The term corporate was well defined by Melvin Aron Eisenberg in the following fashion "the business corporation is an instrument through which capital is assembled for the activities of producing and distributing goods and services and making investment. The business corporation should have as its objective the conduct of such activities with a view to enhancing the corporations profit and the gain of the corporation's owners, that is, the shareholders. " (Monks & Minow, 2008, p. 8).

The term CSR comprises of three distinct words "corporate", "social" and "responsibility". All these terms are self explanatory. Thus, CSR covers the responsibility which a corporation (or any other profit making organisation) has towards society within which they operate (A Guide to Corporate Social Responsibility, n.d., p. 2).

The management literature has defined social responsibility as an important duty of the corporation for its society (Quinn, Mintzberg, & James, 1987).
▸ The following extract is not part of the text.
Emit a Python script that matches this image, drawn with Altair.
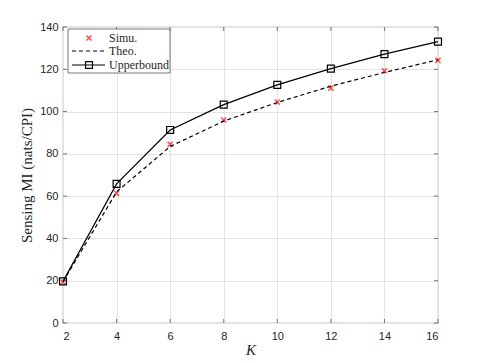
import altair as alt
import pandas as pd

K = [2, 4, 6, 8, 10, 12, 14, 16]
simu = [19.4, 61.3, 84.5, 96.0, 104.5, 111.1, 119.3, 124.2]
theo = [19.5, 62.0, 83.5, 95.5, 104.3, 112.0, 118.5, 124.5]
upper = [19.7, 65.8, 91.3, 103.3, 112.6, 120.3, 127.2, 133.1]
x_ticks = [2, 4, 6, 8, 10, 12, 14, 16]
y_ticks = [0, 20, 40, 60, 80, 100, 120, 140]
legend_labels = ["Simu.", "Theo.", "Upperbound"]

df = pd.DataFrame({"K": K, "Simu": simu, "Theo": theo, "Upper": upper})

W, H = 375, 296
TXT = "#262626"
GRID = "#e3e3e3"
xs = alt.Scale(domain=[2, 16], nice=False, zero=False)
ys = alt.Scale(domain=[0, 140], nice=False)

xax = alt.Axis(values=x_ticks, grid=True, gridColor=GRID, tickSize=0, domain=False,
               labelFont="Liberation Sans", labelFontSize=11, labelColor=TXT, labelPadding=7,
               title="K", titleFont="Liberation Serif", titleFontStyle="italic",
               titleFontWeight="normal", titleFontSize=15, titleColor=TXT, titlePadding=1)
yax = alt.Axis(values=y_ticks, grid=True, gridColor=GRID, tickSize=0, domain=False,
               labelFont="Liberation Sans", labelFontSize=11, labelColor=TXT, labelPadding=5,
               title="Sensing MI (nats/CPI)", titleFont="Liberation Serif",
               titleFontWeight="normal", titleFontSize=15, titleColor=TXT, titlePadding=5)

base = alt.Chart(df).encode(x=alt.X("K:Q", scale=xs, axis=xax))

upper_line = base.mark_line(color="black", strokeWidth=1.2).encode(
    y=alt.Y("Upper:Q", scale=ys, axis=yax))
theo_line = base.mark_line(color="black", strokeWidth=1.2, strokeDash=[4, 3]).encode(
    y=alt.Y("Theo:Q", scale=ys))
XPATH = "M-1,-1L1,1M-1,1L1,-1"
simu_pts = base.mark_point(shape=XPATH, size=26, color="red", strokeWidth=1.5, filled=False).encode(
    y=alt.Y("Simu:Q", scale=ys))
upper_pts = base.mark_point(shape="square", size=48, color="black", strokeWidth=1.2,
                            filled=False, opacity=1).encode(y=alt.Y("Upper:Q", scale=ys))

dx = pd.DataFrame({"v": x_ticks})
dy = pd.DataFrame({"v": y_ticks})
tick_kw = dict(color="#555555", strokeWidth=0.8)
xt_bot = alt.Chart(dx).mark_rule(**tick_kw).encode(
    x=alt.X("v:Q", scale=xs), y=alt.value(H), y2=alt.value(H - 4))
xt_top = alt.Chart(dx).mark_rule(**tick_kw).encode(
    x=alt.X("v:Q", scale=xs), y=alt.value(0), y2=alt.value(4))
yt_left = alt.Chart(dy).mark_rule(**tick_kw).encode(
    y=alt.Y("v:Q", scale=ys), x=alt.value(0), x2=alt.value(4))
yt_right = alt.Chart(dy).mark_rule(**tick_kw).encode(
    y=alt.Y("v:Q", scale=ys), x=alt.value(W - 4), x2=alt.value(W))

# legend
leg_df = [pd.DataFrame({"label": [l]}) for l in legend_labels]
leg_box = alt.Chart(leg_df[0]).mark_rect(fill="white", stroke="#555555", strokeWidth=0.8).encode(
    x=alt.value(5), x2=alt.value(107), y=alt.value(2), y2=alt.value(46))
rows_y = [11, 24, 38]
leg_texts = [
    alt.Chart(leg_df[i]).mark_text(align="left", baseline="middle", font="Liberation Serif",
                                   fontSize=12, color=TXT).encode(
        text="label:N", x=alt.value(46), y=alt.value(rows_y[i]))
    for i in range(3)
]
leg_simu = alt.Chart(leg_df[0]).mark_point(shape=XPATH, size=26, color="red", strokeWidth=1.5,
                                           filled=False).encode(x=alt.value(26), y=alt.value(rows_y[0]))
leg_theo = alt.Chart(leg_df[1]).mark_rule(color="black", strokeWidth=1.2, strokeDash=[4, 3]).encode(
    x=alt.value(9), x2=alt.value(42), y=alt.value(rows_y[1]))
leg_up_line = alt.Chart(leg_df[2]).mark_rule(color="black", strokeWidth=1.2).encode(
    x=alt.value(9), x2=alt.value(42), y=alt.value(rows_y[2]))
leg_up_pt = alt.Chart(leg_df[2]).mark_point(shape="square", size=48, color="black", strokeWidth=1.2,
                                            filled=False, opacity=1).encode(
    x=alt.value(26), y=alt.value(rows_y[2]))

chart = alt.layer(
    upper_line, xt_bot, xt_top, yt_left, yt_right,
    simu_pts, theo_line, upper_pts,
    leg_box, *leg_texts, leg_simu, leg_theo, leg_up_line, leg_up_pt,
).properties(
    width=W, height=H,
    autosize=alt.AutoSizeParams(type="none"),
    padding={"left": 55, "top": 19, "right": 39, "bottom": 40},
    background="white",
).configure_view(stroke="#555555", strokeWidth=0.8)

chart.save("out.html", embed_options={"renderer": "svg", "actions": False})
This society comprises of the stakeholders towards whom the organisation has responsibility. For an organisation the dimension of the society in which it is operating differs from industry to industry.

Different researchers have proposed different definition for CSR; few of them are given below:

Archie B. Carroll, (1979) suggested that "social responsibility of a business comprises of economic, legal, ethical, and discretionary expectations which society has from the organisation at given pint of time." (Carroll, 1979, p. 500).

The Institute of Directors, UK (2002) argued that "real essence of CSR for any business or other profit making organisation refers to going beyond legal obligation. This is done to manage the impact which they have on society and on environment. CSR includes that how they interact with their employees, suppliers, customers and the whole community in which they exist and operate." (Lea, 2002, p. 10).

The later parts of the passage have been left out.